## Work to be completed
All of the listing below must be repeated word for word. Pictures are the only thing to omit.

• • • • •

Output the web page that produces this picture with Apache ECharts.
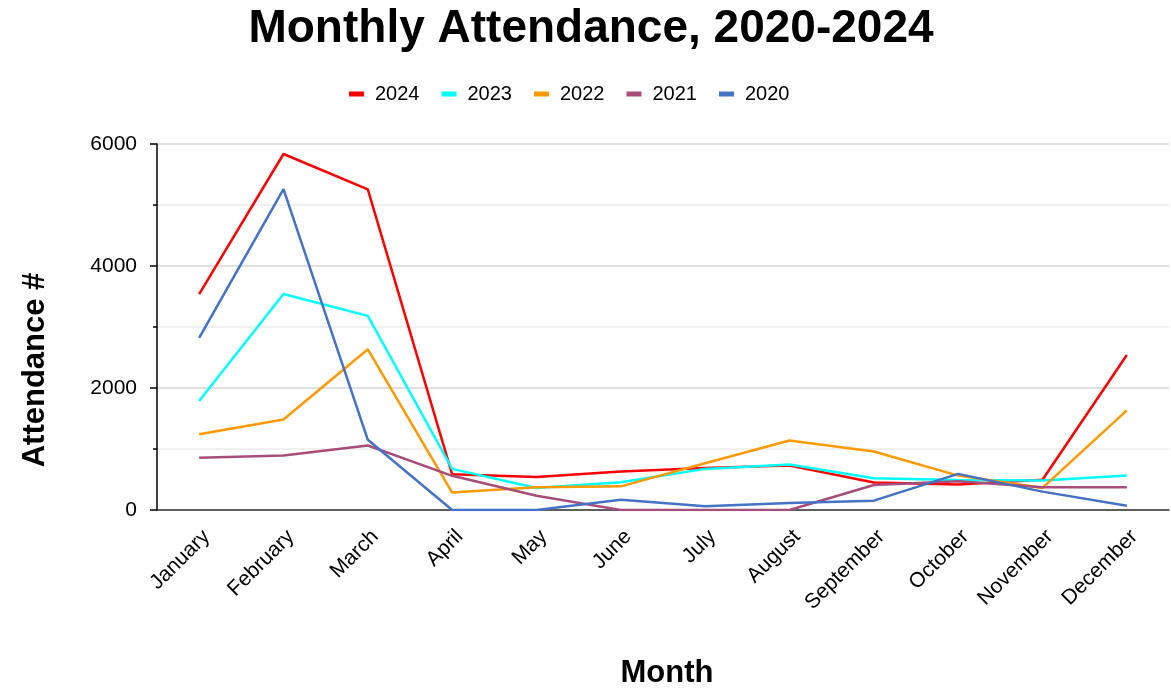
<!DOCTYPE html>
<html>
<head>
<meta charset="utf-8">
<script src="https://cdn.jsdelivr.net/npm/echarts@6/dist/echarts.min.js"></script>
<style>html,body{margin:0;padding:0;background:#fff}#c{width:1171px;height:691px}</style>
</head>
<body>
<div id="c"></div>
<script>
const months = ['January','February','March','April','May','June','July','August','September','October','November','December'];
const years = ['2024','2023','2022','2021','2020'];
const v2024 = [3540, 5836, 5255, 585, 540, 630, 690, 730, 450, 420, 495, 2540];
const v2023 = [1786, 3540, 3183, 674, 362, 454, 674, 745, 520, 493, 482, 564];
const v2022 = [1243, 1485, 2635, 285, 372, 388, 766, 1139, 958, 564, 362, 1633];
const v2021 = [855, 893, 1057, 560, 235, 0, 0, 0, 411, 470, 372, 372];
const v2020 = [2821, 5261, 1151, 0, 0, 169, 60, 115, 153, 592, 301, 71];
const colors = ['#ff0000', '#00ffff', '#ff9900', '#a64d79', '#4472c4'];
const values = [v2024, v2023, v2022, v2021, v2020];
const FONT = '"Liberation Sans", Arial, sans-serif';

const chart = echarts.init(document.getElementById('c'));
chart.setOption({
  animation: false,
  title: {
    text: 'Monthly Attendance, 2020-2024',
    left: 586, top: 1, textAlign: 'center',
    textStyle: { fontFamily: FONT, fontSize: 46, fontWeight: 'bold', color: '#000' }
  },
  legend: {
    left: 349, top: 84, padding: 0,
    icon: 'rect', itemWidth: 15, itemHeight: 5, itemGap: 22,
    textStyle: { fontFamily: FONT, fontSize: 20, color: '#000', padding: [0, 0, 0, 6] },
    data: years
  },
  grid: { left: 157, right: 2, top: 144, bottom: 181 },
  xAxis: {
    type: 'category', data: months, boundaryGap: true,
    axisLine: { lineStyle: { color: '#333', width: 1.5 } },
    axisTick: { show: false },
    axisLabel: { rotate: 45, fontFamily: FONT, fontSize: 21, color: '#000', margin: 16, verticalAlign: 'top', align: 'right', interval: 0 }
  },
  yAxis: {
    type: 'value', min: 0, max: 6000, interval: 2000,
    axisLine: { show: true, lineStyle: { color: '#000', width: 1.5 } },
    axisTick: { show: true, length: 7, lineStyle: { color: '#000', width: 1.5 } },
    minorTick: { show: true, splitNumber: 2, length: 4, lineStyle: { color: '#000', width: 1.5 } },
    axisLabel: { fontFamily: FONT, fontSize: 21, color: '#000', margin: 20, formatter: (v) => String(v) },
    splitLine: { lineStyle: { color: '#d6d6d6', width: 1.5 } },
    minorSplitLine: { show: true, lineStyle: { color: '#ebebeb', width: 1.5 } }
  },
  graphic: [
    { type: 'text', x: 667, y: 673, style: { text: 'Month', fontFamily: FONT, fontSize: 31, fontWeight: 'bold', fill: '#000', textAlign: 'center', textVerticalAlign: 'middle' } },
    { type: 'text', x: 35, y: 370, rotation: Math.PI / 2, style: { text: 'Attendance #', fontFamily: FONT, fontSize: 31, fontWeight: 'bold', fill: '#000', textAlign: 'center', textVerticalAlign: 'middle' } }
  ],
  series: years.map((y, i) => ({
    name: y, type: 'line', data: values[i], showSymbol: false, symbol: 'none',
    lineStyle: { color: colors[i], width: 2.5 }, itemStyle: { color: colors[i] }
  }))
});
</script>
</body>
</html>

• • • • •

## Correct result
Output the web page that produces this picture with Apache ECharts.
<!DOCTYPE html>
<html>
<head>
<meta charset="utf-8">
<script src="https://cdn.jsdelivr.net/npm/echarts@6/dist/echarts.min.js"></script>
<style>html,body{margin:0;padding:0;background:#fff}#c{width:1171px;height:691px}</style>
</head>
<body>
<div id="c"></div>
<script>
const months = ['January','February','March','April','May','June','July','August','September','October','November','December'];
const years = ['2024','2023','2022','2021','2020'];
const v2024 = [3540, 5836, 5255, 585, 540, 630, 690, 730, 450, 420, 495, 2540];
const v2023 = [1786, 3540, 3183, 674, 362, 454, 674, 745, 520, 493, 482, 564];
const v2022 = [1243, 1485, 2635, 285, 372, 388, 766, 1139, 958, 564, 362, 1633];
const v2021 = [855, 893, 1057, 560, 235, 0, 0, 0, 411, 470, 372, 372];
const v2020 = [2821, 5261, 1151, 0, 0, 169, 60, 115, 153, 592, 301, 71];
const colors = ['#ff0000', '#00ffff', '#ff9900', '#a64d79', '#4472c4'];
const values = [v2024, v2023, v2022, v2021, v2020];
const FONT = '"Liberation Sans", Arial, sans-serif';

const chart = echarts.init(document.getElementById('c'));
chart.setOption({
  animation: false,
  title: {
    text: 'Monthly Attendance, 2020-2024',
    left: 586, top: 1, textAlign: 'center',
    textStyle: { fontFamily: FONT, fontSize: 46, fontWeight: 'bold', color: '#000' }
  },
  legend: {
    left: 349, top: 84, padding: 0,
    icon: 'rect', itemWidth: 15, itemHeight: 5, itemGap: 22,
    textStyle: { fontFamily: FONT, fontSize: 20, color: '#000', padding: [0, 0, 0, 6] },
    data: years
  },
  grid: { left: 157, right: 2, top: 144, bottom: 181 },
  xAxis: {
    type: 'category', data: months, boundaryGap: true,
    axisLine: { lineStyle: { color: '#333', width: 1.5 } },
    axisTick: { show: false },
    axisLabel: { rotate: 45, fontFamily: FONT, fontSize: 21, color: '#000', margin: 16, verticalAlign: 'top', align: 'right', interval: 0 }
  },
  yAxis: {
    type: 'value', min: 0, max: 6000, interval: 2000,
    axisLine: { show: true, lineStyle: { color: '#000', width: 1.5 } },
    axisTick: { show: true, length: 7, lineStyle: { color: '#000', width: 1.5 } },
    minorTick: { show: true, splitNumber: 2, length: 4, lineStyle: { color: '#000', width: 1.5 } },
    axisLabel: { fontFamily: FONT, fontSize: 21, color: '#000', margin: 20, formatter: (v) => String(v) },
    splitLine: { lineStyle: { color: '#d6d6d6', width: 1.5 } },
    minorSplitLine: { show: true, lineStyle: { color: '#ebebeb', width: 1.5 } }
  },
  graphic: [
    { type: 'text', x: 667, y: 673, style: { text: 'Month', fontFamily: FONT, fontSize: 31, fontWeight: 'bold', fill: '#000', textAlign: 'center', textVerticalAlign: 'middle' } },
    { type: 'text', x: 35, y: 370, rotation: Math.PI / 2, style: { text: 'Attendance #', fontFamily: FONT, fontSize: 31, fontWeight: 'bold', fill: '#000', textAlign: 'center', textVerticalAlign: 'middle' } }
  ],
  series: years.map((y, i) => ({
    name: y, type: 'line', data: values[i], showSymbol: false, symbol: 'none',
    lineStyle: { color: colors[i], width: 2.5 }, itemStyle: { color: colors[i] }
  }))
});
</script>
</body>
</html>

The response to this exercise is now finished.